--- start ---

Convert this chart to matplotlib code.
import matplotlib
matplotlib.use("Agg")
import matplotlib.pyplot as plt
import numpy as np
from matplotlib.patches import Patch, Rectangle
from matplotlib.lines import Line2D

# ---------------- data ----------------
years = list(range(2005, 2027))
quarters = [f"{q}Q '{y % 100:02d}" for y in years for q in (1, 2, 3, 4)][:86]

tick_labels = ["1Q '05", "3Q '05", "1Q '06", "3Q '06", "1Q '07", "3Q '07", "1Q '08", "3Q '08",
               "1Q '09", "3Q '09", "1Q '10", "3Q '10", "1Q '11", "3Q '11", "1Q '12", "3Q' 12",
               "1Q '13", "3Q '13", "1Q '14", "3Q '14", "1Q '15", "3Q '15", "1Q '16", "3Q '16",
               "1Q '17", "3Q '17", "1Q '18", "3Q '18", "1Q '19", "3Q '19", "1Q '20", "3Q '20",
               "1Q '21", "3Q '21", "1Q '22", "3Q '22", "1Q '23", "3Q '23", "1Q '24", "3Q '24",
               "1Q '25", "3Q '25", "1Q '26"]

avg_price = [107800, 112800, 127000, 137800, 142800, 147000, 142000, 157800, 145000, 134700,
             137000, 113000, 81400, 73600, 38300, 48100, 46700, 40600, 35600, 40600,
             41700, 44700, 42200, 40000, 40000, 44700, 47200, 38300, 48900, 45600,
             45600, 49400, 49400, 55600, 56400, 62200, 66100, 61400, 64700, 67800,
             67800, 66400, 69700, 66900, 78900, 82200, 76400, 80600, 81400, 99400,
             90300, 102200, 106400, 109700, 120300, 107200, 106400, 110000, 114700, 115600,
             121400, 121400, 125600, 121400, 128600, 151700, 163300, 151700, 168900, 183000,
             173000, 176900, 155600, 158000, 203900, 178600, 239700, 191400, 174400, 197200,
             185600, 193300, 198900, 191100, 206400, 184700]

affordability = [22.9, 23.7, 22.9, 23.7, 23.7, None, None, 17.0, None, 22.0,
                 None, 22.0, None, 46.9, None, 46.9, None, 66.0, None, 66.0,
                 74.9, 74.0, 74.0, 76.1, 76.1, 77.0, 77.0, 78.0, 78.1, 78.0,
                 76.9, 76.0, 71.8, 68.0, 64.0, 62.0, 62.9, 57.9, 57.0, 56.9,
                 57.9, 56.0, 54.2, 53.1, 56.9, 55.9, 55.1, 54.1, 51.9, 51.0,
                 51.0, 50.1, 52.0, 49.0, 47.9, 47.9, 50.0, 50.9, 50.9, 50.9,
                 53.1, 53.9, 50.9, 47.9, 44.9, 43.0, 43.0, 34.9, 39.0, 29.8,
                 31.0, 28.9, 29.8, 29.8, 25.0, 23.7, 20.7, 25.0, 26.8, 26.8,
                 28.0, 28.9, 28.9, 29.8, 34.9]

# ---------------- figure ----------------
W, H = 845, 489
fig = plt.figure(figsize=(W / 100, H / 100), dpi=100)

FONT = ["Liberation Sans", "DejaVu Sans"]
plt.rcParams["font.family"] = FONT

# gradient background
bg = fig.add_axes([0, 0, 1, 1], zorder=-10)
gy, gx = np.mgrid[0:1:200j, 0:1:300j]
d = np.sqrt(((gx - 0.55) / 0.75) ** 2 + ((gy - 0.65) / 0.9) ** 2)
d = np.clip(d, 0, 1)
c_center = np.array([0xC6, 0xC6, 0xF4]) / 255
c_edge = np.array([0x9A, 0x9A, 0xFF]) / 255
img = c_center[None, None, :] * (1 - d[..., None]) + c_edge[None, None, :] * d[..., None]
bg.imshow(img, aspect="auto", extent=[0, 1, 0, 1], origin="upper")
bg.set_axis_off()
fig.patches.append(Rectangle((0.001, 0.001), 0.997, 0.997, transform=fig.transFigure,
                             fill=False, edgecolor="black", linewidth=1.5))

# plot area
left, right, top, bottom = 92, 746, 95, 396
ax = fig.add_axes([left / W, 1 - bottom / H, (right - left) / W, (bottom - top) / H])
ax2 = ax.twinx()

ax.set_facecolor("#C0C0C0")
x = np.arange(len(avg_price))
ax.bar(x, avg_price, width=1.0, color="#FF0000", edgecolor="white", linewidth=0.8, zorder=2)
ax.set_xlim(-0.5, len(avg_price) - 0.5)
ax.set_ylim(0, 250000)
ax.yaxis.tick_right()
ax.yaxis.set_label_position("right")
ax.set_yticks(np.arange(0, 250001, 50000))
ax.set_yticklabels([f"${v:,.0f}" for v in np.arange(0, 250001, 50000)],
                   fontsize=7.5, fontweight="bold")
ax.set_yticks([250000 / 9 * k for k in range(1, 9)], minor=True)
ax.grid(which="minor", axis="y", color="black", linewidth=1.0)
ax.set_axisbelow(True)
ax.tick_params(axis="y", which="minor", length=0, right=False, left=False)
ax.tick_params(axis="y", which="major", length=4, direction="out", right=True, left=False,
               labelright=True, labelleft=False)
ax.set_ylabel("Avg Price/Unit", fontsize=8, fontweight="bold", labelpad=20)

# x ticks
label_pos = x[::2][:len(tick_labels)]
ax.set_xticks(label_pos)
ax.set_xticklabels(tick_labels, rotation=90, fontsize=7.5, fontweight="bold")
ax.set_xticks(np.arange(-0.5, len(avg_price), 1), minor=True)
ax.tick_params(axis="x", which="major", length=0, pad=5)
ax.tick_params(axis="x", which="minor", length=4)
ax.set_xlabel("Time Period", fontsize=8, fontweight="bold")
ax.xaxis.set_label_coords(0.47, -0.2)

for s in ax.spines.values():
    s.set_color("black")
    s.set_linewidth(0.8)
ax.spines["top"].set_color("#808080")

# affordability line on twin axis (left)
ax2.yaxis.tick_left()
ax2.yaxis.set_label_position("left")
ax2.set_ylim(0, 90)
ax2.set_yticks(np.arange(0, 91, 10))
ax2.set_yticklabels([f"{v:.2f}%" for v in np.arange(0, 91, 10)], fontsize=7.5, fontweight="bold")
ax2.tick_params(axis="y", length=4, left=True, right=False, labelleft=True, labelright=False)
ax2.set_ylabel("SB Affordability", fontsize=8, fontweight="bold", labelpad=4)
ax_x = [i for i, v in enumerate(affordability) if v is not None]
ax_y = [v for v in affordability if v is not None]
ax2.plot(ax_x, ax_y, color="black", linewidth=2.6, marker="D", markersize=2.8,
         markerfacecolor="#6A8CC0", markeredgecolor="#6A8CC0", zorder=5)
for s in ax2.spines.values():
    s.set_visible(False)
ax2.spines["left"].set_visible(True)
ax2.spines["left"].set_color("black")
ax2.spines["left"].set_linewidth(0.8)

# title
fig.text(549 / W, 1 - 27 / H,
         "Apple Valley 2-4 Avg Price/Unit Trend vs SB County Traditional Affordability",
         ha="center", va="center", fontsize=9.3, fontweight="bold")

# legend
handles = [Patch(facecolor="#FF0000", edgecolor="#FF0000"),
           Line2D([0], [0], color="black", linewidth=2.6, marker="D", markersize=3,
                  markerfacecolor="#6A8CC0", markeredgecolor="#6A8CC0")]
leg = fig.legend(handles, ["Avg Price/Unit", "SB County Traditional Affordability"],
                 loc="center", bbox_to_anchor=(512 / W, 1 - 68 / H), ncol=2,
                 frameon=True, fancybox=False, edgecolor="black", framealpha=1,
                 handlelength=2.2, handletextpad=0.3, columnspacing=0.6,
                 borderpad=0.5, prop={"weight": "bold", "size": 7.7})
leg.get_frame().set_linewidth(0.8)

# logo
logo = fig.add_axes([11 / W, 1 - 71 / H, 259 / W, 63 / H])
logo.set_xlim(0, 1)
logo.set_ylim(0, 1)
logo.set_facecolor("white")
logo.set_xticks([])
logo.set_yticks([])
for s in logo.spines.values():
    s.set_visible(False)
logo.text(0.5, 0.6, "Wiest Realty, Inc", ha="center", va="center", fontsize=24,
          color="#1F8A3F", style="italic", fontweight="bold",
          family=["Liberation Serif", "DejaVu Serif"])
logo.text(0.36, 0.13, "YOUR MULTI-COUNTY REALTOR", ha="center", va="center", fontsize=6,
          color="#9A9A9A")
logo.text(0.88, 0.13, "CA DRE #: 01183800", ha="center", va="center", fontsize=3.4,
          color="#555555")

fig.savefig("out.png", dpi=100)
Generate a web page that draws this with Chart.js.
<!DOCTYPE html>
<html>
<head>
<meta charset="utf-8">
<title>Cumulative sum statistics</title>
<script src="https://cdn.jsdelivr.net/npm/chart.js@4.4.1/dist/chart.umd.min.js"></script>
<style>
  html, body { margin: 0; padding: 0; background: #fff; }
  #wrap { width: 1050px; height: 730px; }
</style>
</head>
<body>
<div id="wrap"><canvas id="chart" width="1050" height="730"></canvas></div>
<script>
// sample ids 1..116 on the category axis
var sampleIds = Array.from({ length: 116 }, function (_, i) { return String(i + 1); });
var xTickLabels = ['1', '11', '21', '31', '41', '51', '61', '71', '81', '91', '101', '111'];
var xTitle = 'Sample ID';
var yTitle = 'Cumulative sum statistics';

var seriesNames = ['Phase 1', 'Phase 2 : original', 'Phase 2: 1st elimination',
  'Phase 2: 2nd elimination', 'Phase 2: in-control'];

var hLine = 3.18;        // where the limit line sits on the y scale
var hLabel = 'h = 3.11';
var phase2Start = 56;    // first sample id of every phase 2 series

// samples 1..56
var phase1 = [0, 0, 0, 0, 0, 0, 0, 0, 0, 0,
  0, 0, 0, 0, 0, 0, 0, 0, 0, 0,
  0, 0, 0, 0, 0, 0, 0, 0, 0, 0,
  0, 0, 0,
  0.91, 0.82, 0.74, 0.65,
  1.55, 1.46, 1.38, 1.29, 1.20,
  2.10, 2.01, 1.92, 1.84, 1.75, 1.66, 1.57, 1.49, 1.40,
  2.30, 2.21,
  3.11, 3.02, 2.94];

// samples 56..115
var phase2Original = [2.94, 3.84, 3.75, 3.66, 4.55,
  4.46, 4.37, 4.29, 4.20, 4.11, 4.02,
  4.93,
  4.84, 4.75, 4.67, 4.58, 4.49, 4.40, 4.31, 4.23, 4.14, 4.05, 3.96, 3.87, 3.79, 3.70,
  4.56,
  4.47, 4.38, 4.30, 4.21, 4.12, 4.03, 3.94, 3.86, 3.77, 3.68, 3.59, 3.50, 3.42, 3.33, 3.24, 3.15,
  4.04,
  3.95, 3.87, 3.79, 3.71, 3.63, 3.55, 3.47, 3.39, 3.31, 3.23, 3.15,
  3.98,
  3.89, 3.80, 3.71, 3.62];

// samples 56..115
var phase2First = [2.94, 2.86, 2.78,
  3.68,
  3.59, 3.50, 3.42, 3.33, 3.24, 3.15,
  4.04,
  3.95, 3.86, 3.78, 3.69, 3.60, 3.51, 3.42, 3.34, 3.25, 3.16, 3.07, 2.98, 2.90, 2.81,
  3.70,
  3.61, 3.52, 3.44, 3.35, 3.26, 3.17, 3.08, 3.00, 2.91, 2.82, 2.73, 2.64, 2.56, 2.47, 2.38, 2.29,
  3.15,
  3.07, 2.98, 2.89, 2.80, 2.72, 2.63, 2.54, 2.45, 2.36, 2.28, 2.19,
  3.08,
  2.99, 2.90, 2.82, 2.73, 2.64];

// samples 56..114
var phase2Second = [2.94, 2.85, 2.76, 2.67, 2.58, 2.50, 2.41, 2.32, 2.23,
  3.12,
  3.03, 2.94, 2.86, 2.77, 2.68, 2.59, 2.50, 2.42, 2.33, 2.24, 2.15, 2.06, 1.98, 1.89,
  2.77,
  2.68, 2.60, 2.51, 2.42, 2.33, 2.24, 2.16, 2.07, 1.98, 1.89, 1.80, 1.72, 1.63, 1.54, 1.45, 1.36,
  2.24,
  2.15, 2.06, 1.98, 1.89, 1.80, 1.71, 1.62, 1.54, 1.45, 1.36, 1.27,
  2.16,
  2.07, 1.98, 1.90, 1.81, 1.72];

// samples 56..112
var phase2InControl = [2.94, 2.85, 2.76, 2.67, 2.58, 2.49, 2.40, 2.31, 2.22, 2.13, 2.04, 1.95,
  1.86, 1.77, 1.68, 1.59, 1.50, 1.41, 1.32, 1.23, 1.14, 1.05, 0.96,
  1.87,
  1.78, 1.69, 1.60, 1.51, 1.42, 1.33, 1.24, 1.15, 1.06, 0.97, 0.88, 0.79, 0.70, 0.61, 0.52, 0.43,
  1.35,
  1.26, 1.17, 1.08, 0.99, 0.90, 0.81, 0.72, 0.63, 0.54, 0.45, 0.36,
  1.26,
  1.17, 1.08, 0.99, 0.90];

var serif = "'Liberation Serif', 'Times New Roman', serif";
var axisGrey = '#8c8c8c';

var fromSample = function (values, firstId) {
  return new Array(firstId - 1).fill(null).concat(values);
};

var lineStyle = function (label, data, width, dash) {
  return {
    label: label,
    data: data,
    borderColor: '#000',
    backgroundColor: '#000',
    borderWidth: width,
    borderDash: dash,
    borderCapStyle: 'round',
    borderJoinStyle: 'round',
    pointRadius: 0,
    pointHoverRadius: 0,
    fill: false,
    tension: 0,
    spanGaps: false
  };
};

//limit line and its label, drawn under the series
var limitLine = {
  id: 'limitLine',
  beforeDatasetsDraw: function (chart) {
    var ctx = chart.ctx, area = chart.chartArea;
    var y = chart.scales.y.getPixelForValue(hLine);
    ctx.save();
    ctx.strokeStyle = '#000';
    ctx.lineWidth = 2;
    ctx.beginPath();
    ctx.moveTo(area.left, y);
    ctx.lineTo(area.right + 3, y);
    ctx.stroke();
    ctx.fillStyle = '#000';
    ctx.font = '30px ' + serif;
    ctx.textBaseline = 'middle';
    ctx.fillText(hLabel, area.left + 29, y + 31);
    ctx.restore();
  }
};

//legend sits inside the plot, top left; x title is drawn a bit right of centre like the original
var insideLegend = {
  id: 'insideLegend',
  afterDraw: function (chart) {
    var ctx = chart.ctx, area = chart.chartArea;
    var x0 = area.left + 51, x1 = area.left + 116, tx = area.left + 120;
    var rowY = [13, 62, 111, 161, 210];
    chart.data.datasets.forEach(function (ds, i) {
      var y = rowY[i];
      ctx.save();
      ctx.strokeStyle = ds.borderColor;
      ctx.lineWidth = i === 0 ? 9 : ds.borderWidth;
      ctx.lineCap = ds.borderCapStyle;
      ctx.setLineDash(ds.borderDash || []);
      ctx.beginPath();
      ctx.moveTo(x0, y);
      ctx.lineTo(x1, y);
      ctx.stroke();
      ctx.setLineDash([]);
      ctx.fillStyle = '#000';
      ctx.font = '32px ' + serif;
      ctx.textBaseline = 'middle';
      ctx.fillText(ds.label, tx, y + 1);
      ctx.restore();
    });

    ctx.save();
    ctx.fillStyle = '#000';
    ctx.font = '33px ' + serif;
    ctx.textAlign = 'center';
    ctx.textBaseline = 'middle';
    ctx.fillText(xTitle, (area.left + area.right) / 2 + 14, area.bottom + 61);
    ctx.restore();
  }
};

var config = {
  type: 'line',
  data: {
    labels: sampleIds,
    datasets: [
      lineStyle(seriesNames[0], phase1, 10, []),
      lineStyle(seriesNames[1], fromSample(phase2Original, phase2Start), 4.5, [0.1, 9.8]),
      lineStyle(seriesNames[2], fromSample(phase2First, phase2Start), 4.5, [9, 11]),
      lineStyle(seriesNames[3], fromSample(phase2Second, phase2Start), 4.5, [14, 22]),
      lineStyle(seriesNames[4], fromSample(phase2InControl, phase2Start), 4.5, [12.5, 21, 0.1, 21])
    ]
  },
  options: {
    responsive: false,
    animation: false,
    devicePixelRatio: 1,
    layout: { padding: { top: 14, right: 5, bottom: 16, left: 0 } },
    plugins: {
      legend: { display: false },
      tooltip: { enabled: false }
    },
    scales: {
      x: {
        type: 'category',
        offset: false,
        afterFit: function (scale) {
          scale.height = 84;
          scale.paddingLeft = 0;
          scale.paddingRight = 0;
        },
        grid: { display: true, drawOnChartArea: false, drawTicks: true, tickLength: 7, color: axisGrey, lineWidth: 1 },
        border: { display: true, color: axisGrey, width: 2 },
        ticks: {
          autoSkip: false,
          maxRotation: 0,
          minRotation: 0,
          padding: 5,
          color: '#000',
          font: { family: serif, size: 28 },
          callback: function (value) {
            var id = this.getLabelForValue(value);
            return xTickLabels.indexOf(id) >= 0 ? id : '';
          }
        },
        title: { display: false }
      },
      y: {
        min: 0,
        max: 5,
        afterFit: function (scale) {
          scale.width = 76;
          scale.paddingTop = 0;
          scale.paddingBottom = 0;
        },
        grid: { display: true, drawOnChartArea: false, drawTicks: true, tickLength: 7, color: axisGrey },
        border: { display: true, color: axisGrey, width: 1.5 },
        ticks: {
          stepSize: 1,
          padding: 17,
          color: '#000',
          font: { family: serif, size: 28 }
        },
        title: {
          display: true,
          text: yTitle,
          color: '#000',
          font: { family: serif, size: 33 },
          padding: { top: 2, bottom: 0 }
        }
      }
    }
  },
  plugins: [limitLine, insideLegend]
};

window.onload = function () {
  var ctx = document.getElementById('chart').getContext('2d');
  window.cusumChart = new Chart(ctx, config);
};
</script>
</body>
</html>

--- end ---

* **Given exercise**
Exactly the lines from the line with "Generate a web" to the line with "var phase2Start = 56;", both included, are to be extracted, and no others.

* **Task output**
Generate a web page that draws this with Chart.js.
<!DOCTYPE html>
<html>
<head>
<meta charset="utf-8">
<title>Cumulative sum statistics</title>
<script src="https://cdn.jsdelivr.net/npm/chart.js@4.4.1/dist/chart.umd.min.js"></script>
<style>
  html, body { margin: 0; padding: 0; background: #fff; }
  #wrap { width: 1050px; height: 730px; }
</style>
</head>
<body>
<div id="wrap"><canvas id="chart" width="1050" height="730"></canvas></div>
<script>
// sample ids 1..116 on the category axis
var sampleIds = Array.from({ length: 116 }, function (_, i) { return String(i + 1); });
var xTickLabels = ['1', '11', '21', '31', '41', '51', '61', '71', '81', '91', '101', '111'];
var xTitle = 'Sample ID';
var yTitle = 'Cumulative sum statistics';

var seriesNames = ['Phase 1', 'Phase 2 : original', 'Phase 2: 1st elimination',
  'Phase 2: 2nd elimination', 'Phase 2: in-control'];

var hLine = 3.18;        // where the limit line sits on the y scale
var hLabel = 'h = 3.11';
var phase2Start = 56;    // first sample id of every phase 2 series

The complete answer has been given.